Frog in Boiling Water
It’s been five years since DIIV’s last album—clearly, there has been some lingering tension. To set the table: After lead singer Zachary Cole Smith was arrested in 2013 for heroin possession preempting his first trip to rehab and DIIV’s former bassist Devin Ruben Perez was kicked out of the band for making racist comments on 4chan, DIIV “essentially broke up” in 2016. Then, after another stint in rehab, Smith and the band pulled it together for their last album, 2019’s Deceiver, but by this point, frustration was embedded in their dynamic.
Press materials are pointedly vague about how the band worked through “suspicions and resentments” before completing Frog in Boiling Water, their sour new album coping with capitalism. Its chiffon layers of reverb wrap around the guitars like a burial cloth, and Smith accepts the boat ride down to purgatory in distant vocals. “Will you please leave me alone,” he implores on “Reflected,” floating through lost souls with self-possession. He’s gotten used to the dark.
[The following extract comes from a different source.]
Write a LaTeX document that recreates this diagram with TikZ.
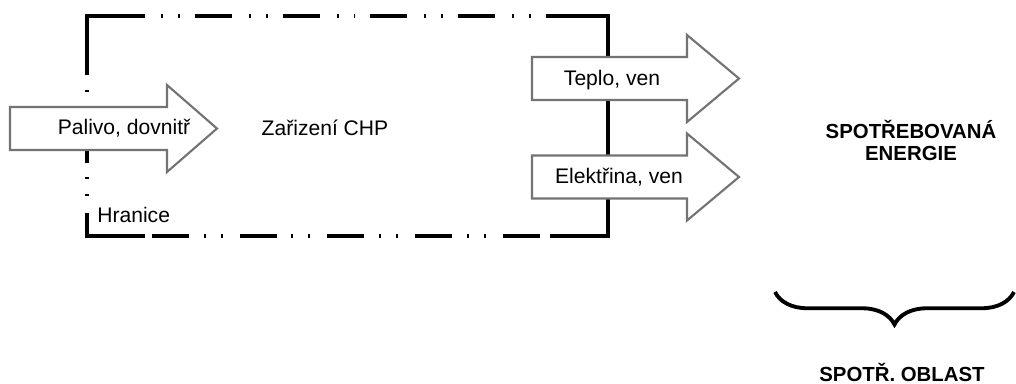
\documentclass[tikz,border=0pt]{standalone}
\usepackage{fontspec}
\setmainfont{Liberation Sans}
\usetikzlibrary{decorations.pathreplacing}

\tikzset{
  hranice/.style={line width=2pt, dash pattern=on 21pt off 8.5pt on 1.1pt off 8.5pt on 1.1pt off 9.7pt, dash phase=37.4pt},
  roh/.style={line width=2pt},
  sipka/.style={draw=gray!90!black, line width=1.2pt, fill=white},
  popis/.style={font=\fontsize{12}{14}\selectfont, inner sep=0pt},
  tucny/.style={font=\fontsize{11.6}{12.5}\selectfont\bfseries, inner sep=0pt, align=center},
}

\begin{document}
\begin{tikzpicture}[x=0.02cm, y=-0.02cm]
	\useasboundingbox (0,0) rectangle (1016,383);
	
	% hranice zarizeni
	\draw[hranice] (87,16) rectangle (608,236);
	\draw[roh] (550,16) -- (608,16) -- (608,236) -- (550,236);
	\draw[roh] (87,38) -- (87,16) -- (145,16);
	\draw[roh] (87,218) -- (87,236) -- (145,236);
	
	% sipky
	\foreach \xl/\xh/\xt/\yc in {10/167/217/128.5, 532/687/739/78.5, 532/687/739/177}
	{
		\draw[sipka] (\xl,\yc-21.5) -- (\xh,\yc-21.5) -- (\xh,\yc-43.5) -- (\xt,\yc)
			-- (\xh,\yc+43.5) -- (\xh,\yc+21.5) -- (\xl,\yc+21.5) -- cycle;
	}
	
	\node[popis] (palivo) at (124,128) {Palivo, dovnitř};
	\node[popis] (chp) at (325,128) {Zařizení CHP};
	\node[popis] (teplo) at (612,80) {Teplo, ven};
	\node[popis] (elektrina) at (619,177) {Elektřina, ven};
	\node[popis, anchor=west] (hranice) at (97,215) {Hranice};
	
	\node[tucny] (spotreba) at (911,140) {SPOTŘEBOVANÁ\\ENERGIE};
	\node[tucny] (oblast) at (902,372) {SPOTŘ. OBLAST};
	
	% zavorka
	\coordinate (zl) at (775,292);
	\coordinate (zp) at (1014,292);
	\draw[line width=2.2pt, decorate, decoration={brace, amplitude=18.5pt}] (zp) -- (zl);
\end{tikzpicture}
\end{document}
Other DIIV albums are more concerned with inward darkness, the addiction and depression that dot the band’s history. But Frog acknowledges that these illnesses feed off of and into an already miserable society. “Systems fail and empires fall,” Smith shrugs under raindrops of guitar on “Fender on the Freeway,” sounding jaded and overstimulated. While Frog‘s vocal melodies are often simple, with nursery-rhyme lightness, tuning into their lyrics make them seem more like sugar-coated pills. They establish Smith as both an objector of the failing system and another one of its many idle subjects, free-floating in the rush of disappointment. The weightless “Frog In Boiling Water” blames technology for this half-hearted complacency, smothering disappointment in reverb the way some people replace unpleasant sensations with posting online.
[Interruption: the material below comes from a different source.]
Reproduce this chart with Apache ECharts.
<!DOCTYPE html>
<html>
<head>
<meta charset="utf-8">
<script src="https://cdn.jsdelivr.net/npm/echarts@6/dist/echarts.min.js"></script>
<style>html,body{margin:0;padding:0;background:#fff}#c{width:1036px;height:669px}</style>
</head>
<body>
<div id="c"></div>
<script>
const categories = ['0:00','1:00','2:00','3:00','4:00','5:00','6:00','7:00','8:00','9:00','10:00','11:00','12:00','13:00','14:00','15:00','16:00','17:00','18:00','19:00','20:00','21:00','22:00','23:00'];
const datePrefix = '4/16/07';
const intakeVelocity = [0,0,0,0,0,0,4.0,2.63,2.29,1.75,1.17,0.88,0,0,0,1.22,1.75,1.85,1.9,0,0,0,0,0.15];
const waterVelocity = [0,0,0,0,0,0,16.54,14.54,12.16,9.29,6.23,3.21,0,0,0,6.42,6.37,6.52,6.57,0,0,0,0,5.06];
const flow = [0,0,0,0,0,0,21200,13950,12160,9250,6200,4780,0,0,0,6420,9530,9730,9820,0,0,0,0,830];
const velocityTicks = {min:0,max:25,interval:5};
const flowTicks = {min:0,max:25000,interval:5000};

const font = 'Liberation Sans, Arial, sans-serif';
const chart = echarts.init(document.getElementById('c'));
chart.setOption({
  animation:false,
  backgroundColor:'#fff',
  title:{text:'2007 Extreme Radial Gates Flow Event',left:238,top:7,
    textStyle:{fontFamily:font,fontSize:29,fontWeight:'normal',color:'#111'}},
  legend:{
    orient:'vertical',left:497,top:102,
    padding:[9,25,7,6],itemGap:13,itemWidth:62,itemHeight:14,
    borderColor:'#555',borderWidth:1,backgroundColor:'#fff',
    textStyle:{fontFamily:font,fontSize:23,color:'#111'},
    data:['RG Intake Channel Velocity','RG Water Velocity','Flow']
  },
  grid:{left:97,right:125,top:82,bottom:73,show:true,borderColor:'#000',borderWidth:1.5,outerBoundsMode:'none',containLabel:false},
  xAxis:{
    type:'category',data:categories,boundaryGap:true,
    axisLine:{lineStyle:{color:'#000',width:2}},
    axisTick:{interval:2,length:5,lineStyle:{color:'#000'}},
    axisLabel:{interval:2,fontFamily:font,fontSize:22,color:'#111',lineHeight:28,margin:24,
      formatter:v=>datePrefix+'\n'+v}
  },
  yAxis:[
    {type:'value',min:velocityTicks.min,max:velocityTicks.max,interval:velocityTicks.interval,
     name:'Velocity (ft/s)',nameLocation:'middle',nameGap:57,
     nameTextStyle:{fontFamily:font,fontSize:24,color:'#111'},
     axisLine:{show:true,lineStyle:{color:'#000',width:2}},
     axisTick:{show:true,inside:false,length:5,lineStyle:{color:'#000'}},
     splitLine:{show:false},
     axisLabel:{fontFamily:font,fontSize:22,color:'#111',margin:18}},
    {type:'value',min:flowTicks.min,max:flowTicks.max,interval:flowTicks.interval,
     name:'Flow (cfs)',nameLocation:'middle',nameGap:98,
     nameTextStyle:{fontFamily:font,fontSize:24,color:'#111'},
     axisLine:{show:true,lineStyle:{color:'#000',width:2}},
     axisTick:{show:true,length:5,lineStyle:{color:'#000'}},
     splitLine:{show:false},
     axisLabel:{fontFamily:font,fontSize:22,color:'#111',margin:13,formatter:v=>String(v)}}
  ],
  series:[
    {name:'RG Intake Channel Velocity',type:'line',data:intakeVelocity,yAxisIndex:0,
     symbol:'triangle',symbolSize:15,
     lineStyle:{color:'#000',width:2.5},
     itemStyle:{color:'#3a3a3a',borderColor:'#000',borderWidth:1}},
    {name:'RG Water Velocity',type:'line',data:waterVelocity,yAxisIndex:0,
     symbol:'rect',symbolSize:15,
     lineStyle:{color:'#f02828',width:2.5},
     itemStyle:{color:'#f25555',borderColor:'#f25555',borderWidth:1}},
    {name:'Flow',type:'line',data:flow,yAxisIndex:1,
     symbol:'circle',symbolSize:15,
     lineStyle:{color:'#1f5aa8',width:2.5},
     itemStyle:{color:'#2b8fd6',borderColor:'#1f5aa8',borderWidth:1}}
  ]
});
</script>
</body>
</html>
Leading up to Frog’s release, DIIV published an unhinged, endless scroll, Web 1.0 site called soul-net.co. Its content informs visitors that “we are all greasing [the capitalist machine] with our blood and sweat.” Under this text, a naked fairy GIF waggles blue wings, a list combines “the smokestacks, the camps, the landfills, the DEPARTMENT OF MOTOR VEHICLES,” and there’s a PNG of John Hancock’s signature. It goes on and on like this, like the ramblings of a computer-savvy serial killer in the ’90s. The site also has a song on autoplay, “Soul-net,” which appears on Frog as the mirage of a star, a glimmer of irony: “I’m not afraid,” Smith affirms, “I love my pain.”
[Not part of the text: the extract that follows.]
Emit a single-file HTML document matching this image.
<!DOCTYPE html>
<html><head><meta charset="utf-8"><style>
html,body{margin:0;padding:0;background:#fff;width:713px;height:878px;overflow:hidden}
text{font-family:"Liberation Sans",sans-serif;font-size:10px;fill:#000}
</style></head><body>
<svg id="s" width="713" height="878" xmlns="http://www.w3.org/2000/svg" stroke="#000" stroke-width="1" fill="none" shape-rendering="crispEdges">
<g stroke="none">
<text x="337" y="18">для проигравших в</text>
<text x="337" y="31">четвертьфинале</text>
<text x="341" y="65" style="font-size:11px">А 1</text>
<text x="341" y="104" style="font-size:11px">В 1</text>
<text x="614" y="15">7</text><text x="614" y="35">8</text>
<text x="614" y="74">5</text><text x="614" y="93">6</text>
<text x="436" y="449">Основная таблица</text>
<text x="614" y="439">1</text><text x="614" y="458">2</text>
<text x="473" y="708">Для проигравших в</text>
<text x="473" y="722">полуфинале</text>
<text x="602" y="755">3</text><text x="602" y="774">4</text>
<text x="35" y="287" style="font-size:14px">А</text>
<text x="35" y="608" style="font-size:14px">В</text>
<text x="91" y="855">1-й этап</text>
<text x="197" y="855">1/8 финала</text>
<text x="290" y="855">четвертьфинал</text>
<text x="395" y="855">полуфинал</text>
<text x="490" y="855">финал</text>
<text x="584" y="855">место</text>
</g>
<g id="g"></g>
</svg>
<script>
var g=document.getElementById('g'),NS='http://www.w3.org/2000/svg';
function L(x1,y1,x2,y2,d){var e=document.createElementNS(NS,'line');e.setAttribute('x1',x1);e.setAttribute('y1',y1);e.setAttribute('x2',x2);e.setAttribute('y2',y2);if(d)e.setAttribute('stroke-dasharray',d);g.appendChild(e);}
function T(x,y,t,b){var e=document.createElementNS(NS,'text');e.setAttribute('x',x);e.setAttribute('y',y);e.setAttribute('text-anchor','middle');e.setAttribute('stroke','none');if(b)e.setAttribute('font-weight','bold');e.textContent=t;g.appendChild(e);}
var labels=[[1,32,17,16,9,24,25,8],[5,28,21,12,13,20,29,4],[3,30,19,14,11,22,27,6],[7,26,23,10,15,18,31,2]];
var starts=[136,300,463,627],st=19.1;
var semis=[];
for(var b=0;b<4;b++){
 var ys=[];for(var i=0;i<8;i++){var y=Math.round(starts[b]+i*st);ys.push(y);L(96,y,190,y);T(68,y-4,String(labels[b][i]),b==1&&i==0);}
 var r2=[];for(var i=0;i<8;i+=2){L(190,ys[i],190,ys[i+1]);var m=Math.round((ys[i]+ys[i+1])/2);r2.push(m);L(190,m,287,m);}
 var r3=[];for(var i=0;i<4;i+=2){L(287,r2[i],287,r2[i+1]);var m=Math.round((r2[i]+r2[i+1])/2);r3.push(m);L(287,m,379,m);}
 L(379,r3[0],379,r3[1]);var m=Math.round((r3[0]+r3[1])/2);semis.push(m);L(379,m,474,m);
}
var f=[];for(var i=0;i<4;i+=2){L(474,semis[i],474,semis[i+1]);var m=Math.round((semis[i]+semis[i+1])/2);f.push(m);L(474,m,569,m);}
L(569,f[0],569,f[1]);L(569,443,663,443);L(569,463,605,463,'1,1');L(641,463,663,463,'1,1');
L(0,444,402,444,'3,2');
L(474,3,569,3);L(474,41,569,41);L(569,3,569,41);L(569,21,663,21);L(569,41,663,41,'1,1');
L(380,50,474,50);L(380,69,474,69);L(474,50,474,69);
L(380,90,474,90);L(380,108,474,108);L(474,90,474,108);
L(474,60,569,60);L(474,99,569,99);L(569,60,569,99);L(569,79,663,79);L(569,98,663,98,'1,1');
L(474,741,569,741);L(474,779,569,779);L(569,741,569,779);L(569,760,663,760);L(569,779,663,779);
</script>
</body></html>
You could glean some of the band’s anxious hysteria out of this. They revel in images and ideas usually associated with suspicious Facebook grandmas worried about “seed oils.” Like an anonymous account might say alongside an image of lizard Joe Biden, Smith is disturbed by how “the rotating villains profit off suffering.” He sneers at a good citizen’s purpose, to be “fodder for the army op.” But he also sings with soft insistence, and his restraint is convincing. Everyone has a good reason to feel as fractured as Frog sounds. Its guitar-led production makes sense of the stress by dumping it into pressure-cooker whining.
Though, more often, the guitars would rather loaf in the mud. The band takes pleasure in simple melodies with muscle, like on the melancholy “In Amber.” There, the rhythm guitar bounces like a nervous leg until the lead guitar wrests the song open. DIIV repeatedly employ this tactic throughout the album, presenting each song like a cold tomb to be set on fire, typically, by a one-note guitar solo you can feel drilling into your stomach. It’s thrilling. “Little Birds” is like a dry lightning field, empty aside from the occasional crackle of distortion. But its lead guitar always returns to the same note, filling the space with an insistent echo. These repetitive moments come on like a ticking clock, and Frog in Boiling Water operates with a prophetic understanding that time has already run out.